The Islamic religion does not recognize collective punishment as it forbids that anyone be held responsible for another person’s action. “Do not” says God in the Koran, “impose on one the burden of the other”. Retribution for murder through death of the murderer cannot be exercised by the aggrieved party itself but through the Courts on the basis of convincing evidence and the Koran recommends a settlement avoiding execution. Even in war, Muslims are only allowed to kill those with whom they are in direct confrontation.

The Prophet himself gave the following instructions to his troops before combat: “Do not be excessive, do not kill a child nor a woman or an old person or a person who is secluded in his hermitage. Do not burn a fruit tree nor cut trees, nor demolish structures” (reported by Muslim).

So if this cannot be done in war-time how could it be tolerated in peace-time?

Islam is also the religion of peace in spite of the biased translation of Jihad as “Holy War” and of its interpretations as the Islamic counterpart of the Crusades or worse. Its true meaning is “the exertion of effort”, “straining towards an objective”.

The greater Jihad is the one to be waged against our own moral weaknesses and selfishness.

The lesser Jihad which is the resort to a just war can only be proclaimed to overcome schism in faith, protect believers from oppression or in reaction to aggression.

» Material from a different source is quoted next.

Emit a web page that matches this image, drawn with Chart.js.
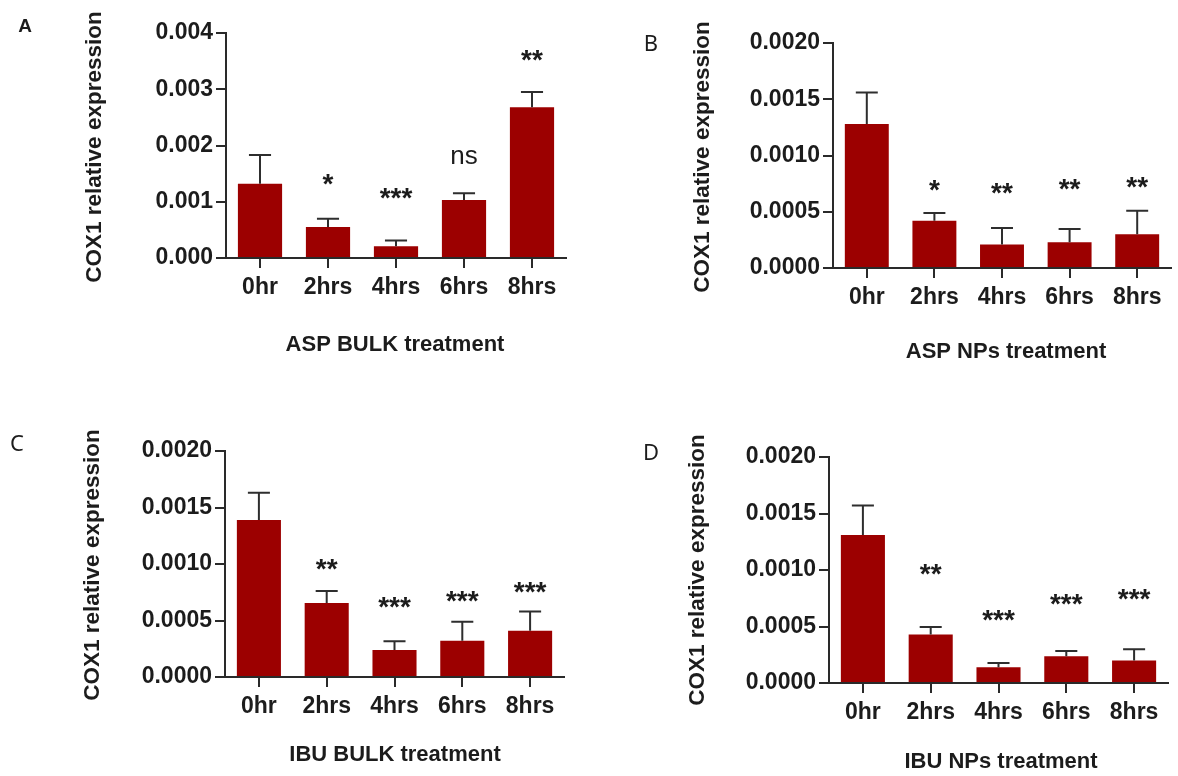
<!DOCTYPE html>
<html>
<head>
<meta charset="utf-8">
<script src="https://cdn.jsdelivr.net/npm/chart.js@4"></script>
<style>
  body { margin: 0; background: #fff; }
  #wrap { position: relative; width: 1178px; height: 776px; }
  canvas { position: absolute; }
</style>
</head>
<body>
<div id="wrap">
  <canvas id="panelA" width="589" height="388" style="left:0;top:0"></canvas>
  <canvas id="panelB" width="589" height="388" style="left:589px;top:0"></canvas>
  <canvas id="panelC" width="589" height="388" style="left:0;top:388px"></canvas>
  <canvas id="panelD" width="589" height="388" style="left:589px;top:388px"></canvas>
</div>
<script>
// Data
const categories = ['0hr', '2hrs', '4hrs', '6hrs', '8hrs'];

const meanA = [0.00132, 0.00055, 0.00021, 0.00103, 0.00268];
const semA = [0.00051, 0.00015, 0.00010, 0.00012, 0.00027];
const sigA = ['', '*', '***', 'ns', '**'];
const sigPosA = [null, 0.00142, 0.00118, 0.0018, 0.00362];

const meanB = [0.00128, 0.00042, 0.00021, 0.00023, 0.00030];
const semB = [0.00028, 0.00007, 0.000145, 0.000116, 0.00021];
const sigB = ['', '*', '**', '**', '**'];
const sigPosB = [null, 0.000747, 0.000723, 0.000754, 0.000777];

const meanC = [0.00139, 0.000655, 0.00024, 0.00032, 0.00041];
const semC = [0.00024, 0.000105, 0.000076, 0.00017, 0.00017];
const sigC = ['', '**', '***', '***', '***'];
const sigPosC = [null, 0.00101, 0.00067, 0.00073, 0.000805];

const meanD = [0.00131, 0.00043, 0.00014, 0.000236, 0.00020];
const semD = [0.00026, 0.000066, 0.000037, 0.000047, 0.000098];
const sigD = ['', '**', '***', '***', '***'];
const sigPosD = [null, 0.00102, 0.000614, 0.000756, 0.0008];

const yTicksA = ['0.000', '0.001', '0.002', '0.003', '0.004'];
const yTicksBCD = ['0.0000', '0.0005', '0.0010', '0.0015', '0.0020'];

const yTitle = 'COX1 relative expression';

const FONT = "'Liberation Sans', Arial, sans-serif";
const INK = '#1c1c1c';
const BAR = '#9c0000';

// error bars, significance marks and titles
const decorPlugin = {
    id: 'decor',
    afterDatasetsDraw(chart) {
        const o = chart.options.plugins.decor;
        const ctx = chart.ctx;
        const yScale = chart.scales.y;
        const meta = chart.getDatasetMeta(0);
        ctx.save();
        ctx.strokeStyle = '#2e2e2e';
        ctx.lineWidth = 2;
        meta.data.forEach((bar, i) => {
            const top = yScale.getPixelForValue(o.mean[i] + o.sem[i]);
            const half = bar.width / 4;
            ctx.beginPath();
            ctx.moveTo(bar.x, bar.y);
            ctx.lineTo(bar.x, top);
            ctx.moveTo(bar.x - half, top);
            ctx.lineTo(bar.x + half, top);
            ctx.stroke();

            const label = o.sig[i];
            if (!label) return;
            const cy = yScale.getPixelForValue(o.sigPos[i]);
            ctx.fillStyle = INK;
            ctx.textAlign = 'center';
            ctx.textBaseline = 'alphabetic';
            if (label === 'ns') {
                ctx.font = '26px ' + FONT;
                ctx.fillText(label, bar.x, cy + 7);
            } else {
                ctx.font = 'bold 28px ' + FONT;
                ctx.fillText(label, bar.x, cy + 15);
            }
        });
        ctx.restore();
    },
    afterDraw(chart) {
        const o = chart.options.plugins.decor;
        const ctx = chart.ctx;
        ctx.save();
        ctx.fillStyle = INK;
        ctx.textAlign = 'center';
        ctx.textBaseline = 'middle';

        ctx.font = o.letterFont;
        ctx.fillText(o.letter, o.letterX, o.letterY);

        ctx.font = 'bold 22px ' + FONT;
        ctx.fillText(o.xTitle, o.xTitleX, o.xTitleY);

        ctx.translate(o.yTitleX, o.yTitleY);
        ctx.rotate(-Math.PI / 2);
        ctx.font = 'bold 22.5px ' + FONT;
        ctx.fillText(yTitle, 0, 0);
        ctx.restore();
    }
};

function makePanel(id, cfg) {
    const canvas = document.getElementById(id);
    const W = canvas.width, H = canvas.height;
    const step = cfg.max / 4;
    return new Chart(canvas, {
        type: 'bar',
        data: {
            labels: categories,
            datasets: [{
                data: cfg.mean,
                backgroundColor: BAR,
                borderWidth: 0,
                barPercentage: 0.65,
                categoryPercentage: 1.0
            }]
        },
        options: {
            responsive: false,
            devicePixelRatio: 1,
            animation: false,
            layout: { padding: { left: 0, top: cfg.area.top, right: W - cfg.area.right, bottom: 0 } },
            scales: {
                x: {
                    offset: true,
                    afterFit: s => { s.height = H - cfg.area.bottom; },
                    grid: { offset: false, drawOnChartArea: false, tickLength: 10, color: '#2a2a2a', lineWidth: 2 },
                    border: { color: '#2a2a2a', width: 2 },
                    ticks: { color: INK, padding: 6, font: { family: FONT, size: 23, weight: 'bold' } }
                },
                y: {
                    min: 0,
                    max: cfg.max,
                    afterFit: s => { s.width = cfg.area.left; },
                    grid: { drawOnChartArea: false, tickLength: 10, color: '#2a2a2a', lineWidth: 2 },
                    border: { color: '#2a2a2a', width: 2 },
                    ticks: {
                        stepSize: step,
                        color: INK,
                        padding: 3,
                        font: { family: FONT, size: 23, weight: 'bold' },
                        callback: v => cfg.yTicks[Math.round(v / step)]
                    }
                }
            },
            plugins: {
                legend: { display: false },
                tooltip: { enabled: false },
                decor: {
                    mean: cfg.mean, sem: cfg.sem, sig: cfg.sig, sigPos: cfg.sigPos,
                    letter: cfg.letter, letterFont: cfg.letterFont, letterX: cfg.letterX, letterY: cfg.letterY,
                    xTitle: cfg.xTitle, xTitleX: cfg.xTitleX, xTitleY: cfg.xTitleY,
                    yTitleX: cfg.yTitleX, yTitleY: cfg.yTitleY
                }
            }
        },
        plugins: [decorPlugin]
    });
}

makePanel('panelA', {
    mean: meanA, sem: semA, sig: sigA, sigPos: sigPosA, max: 0.004, yTicks: yTicksA,
    area: { left: 226, top: 33, right: 566, bottom: 258 },
    letter: 'A', letterFont: 'bold 19px ' + FONT, letterX: 25, letterY: 27,
    xTitle: 'ASP BULK treatment', xTitleX: 395, xTitleY: 345,
    yTitleX: 95, yTitleY: 147
});

makePanel('panelB', {
    mean: meanB, sem: semB, sig: sigB, sigPos: sigPosB, max: 0.002, yTicks: yTicksBCD,
    area: { left: 244, top: 43, right: 582, bottom: 268 },
    letter: 'B', letterFont: "22px 'Noto Sans', sans-serif", letterX: 62, letterY: 45,
    xTitle: 'ASP NPs treatment', xTitleX: 417, xTitleY: 352,
    yTitleX: 114, yTitleY: 157
});

makePanel('panelC', {
    mean: meanC, sem: semC, sig: sigC, sigPos: sigPosC, max: 0.002, yTicks: yTicksBCD,
    area: { left: 225, top: 63, right: 564, bottom: 289 },
    letter: 'C', letterFont: "22px 'Noto Sans', sans-serif", letterX: 17, letterY: 57,
    xTitle: 'IBU BULK treatment', xTitleX: 395, xTitleY: 367,
    yTitleX: 93, yTitleY: 177
});

makePanel('panelD', {
    mean: meanD, sem: semD, sig: sigD, sigPos: sigPosD, max: 0.002, yTicks: yTicksBCD,
    area: { left: 240, top: 69, right: 579, bottom: 295 },
    letter: 'D', letterFont: "22px 'Noto Sans', sans-serif", letterX: 62, letterY: 66,
    xTitle: 'IBU NPs treatment', xTitleX: 412, xTitleY: 374,
    yTitleX: 109, yTitleY: 182
});
</script>
</body>
</html>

It is forbidden for the purpose of domination of one people over another, for the sake of revenge, to colonize others or to force others to change their allegiance.

As soon as legitimate objectives are achieved or when the enemy expresses a desire for peace, Jihad has to stop or becomes an unjust war.

The root of the word Islam itself is “peace” which is one of the 99 names of God. Peace is also part of the sentence we use to greet Moslems and non- Moslems alike.

As military action against the Taliban Government and the terrorist groups it harbors, seems at hand and on evidence of guilt whose publication was just announced by Secretary Colin Powell we meditate these words of the Holy Koran:

“And if ye punish, let your punishment be proportionate to the wrong that has been done to you… For Allah is with those who restrain themselves and those who do good”.

Our thoughts during this tragedy also go to the civilian population in Afghanistan and to the impending major humanitarian crisis in which it may soon find itself.

We share in the belief that fighting terrorism is a long term and complex task involving a multiplicity of instruments in the diplomatic, the financial field, in intelligence collection and exchange, as well as traditional and new forms of military action.

We must also address the circumstances which have promoted the propensity to violence of certain population groups throughout the world. To analyze this increased propensity to violence is not to seek to justify or excuse it but to eradicate its underlying causes.

In broad terms, resentment, frustration and despair breed violence. Violence then looks for an ideology to legitimize it. A lunatic fringe may emerge from the process of social fermentation.

Some causes of frustration and despair are internal and relate currently to the labors of countries whose economies are in transition. And they have to put their act together.

Other causes relate in the Moslem world to what it perceives as double standards applied with respect to the Palestinians and the rest of the world, by major world powers on such issues as human rights and the rights to nationhood. The Palestinian Intifada correctly is circumscribed to its territory but all Moslems in other parts of the world share frustration due to the stalemate and to what they perceive as blatant injustice. Terrorists count on this frustration as fuel to propel them into positions of power. So major countries also have to put their act together.

The great defeat of the terrorist attack of September 11 is the fact that despite those far-reaching frustrations, the overwhelming majority of countries, friend and foe, stood by the US and condemned those atrocities.

Let us preserve this valuable social capital to cement the international coalition as well as to put together a worldwide UN convention to combat the scourge of terrorism.